Researchers have created a liquid metal antenna that can be tuned to listen to various frequencies by applying electrical voltage.
While positive voltage causes the liquid metal to expand, negative voltage makes it contract. If a small amount of liquid metal is placed inside a capillary, applying a small positive voltage causes the metal to flow into the capillary, while applying a small negative voltage causes the metal to withdraw. Such elongation and shortening of the liquid metal filament changes the antenna’s operating frequencies.
The researchers from North Carolina State University (NCSU) described the experiment in the latest issue of the Journal of Applied Physics.
Liquid electronics have interested researchers for many years, but there have been too many drawbacks previously to fully develop the technology.
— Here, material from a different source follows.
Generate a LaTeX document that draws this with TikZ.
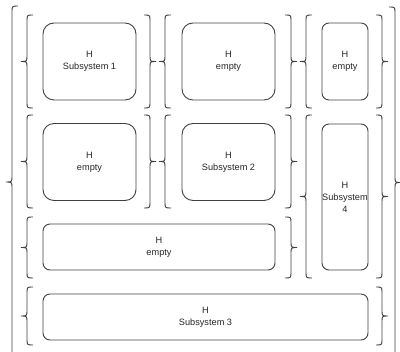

"Using a liquid metal, such as eutectic gallium and indium that can change its shape, allows us to modify antenna properties more dramatically than is possible with a fixed conductor," explained Jacob Adams, co-author of the study and an assistant professor in the Department of Electrical and Computer Engineering at NCSU.
Although antenna properties can be reconfigured to some extent by using solid conductors with electronic switches, the liquid metal approach greatly increases the range over which the antenna's operating frequency can be tuned. "Our antenna prototype using liquid metal can tune over a range of at least two times greater than systems using electronic switches," Adams said.
The researchers hope the device could find its way into many possible applications, including mobile phones.
"Mobile device sizes are continuing to shrink and the burgeoning Internet of Things will likely create an enormous demand for small wireless systems," Adams said. "As the number of services that a device must be capable of supporting grows, so too will the number of frequency bands over which the antenna and RF front-end must operate. This combination will create a real antenna design challenge for mobile systems because antenna size and operating bandwidth tend to be conflicting trade-offs."
Tuneable antennas could be miniaturised and adapted to correct for near-field loading problems, for example.
According to Adams, liquid metal systems provide a larger range of tuning than conventional reconfigurable antennas and the same approach can be applied to other components such as tuneable filters.
The researchers will now focus on improving the efficiency and speed of the antenna reconfiguration. Eventually, they hope, it will be possible to gain greater control over the shape of the liquid metal, possible creating two-dimensional capillaries and surfaces of nearly any desired antenna shape.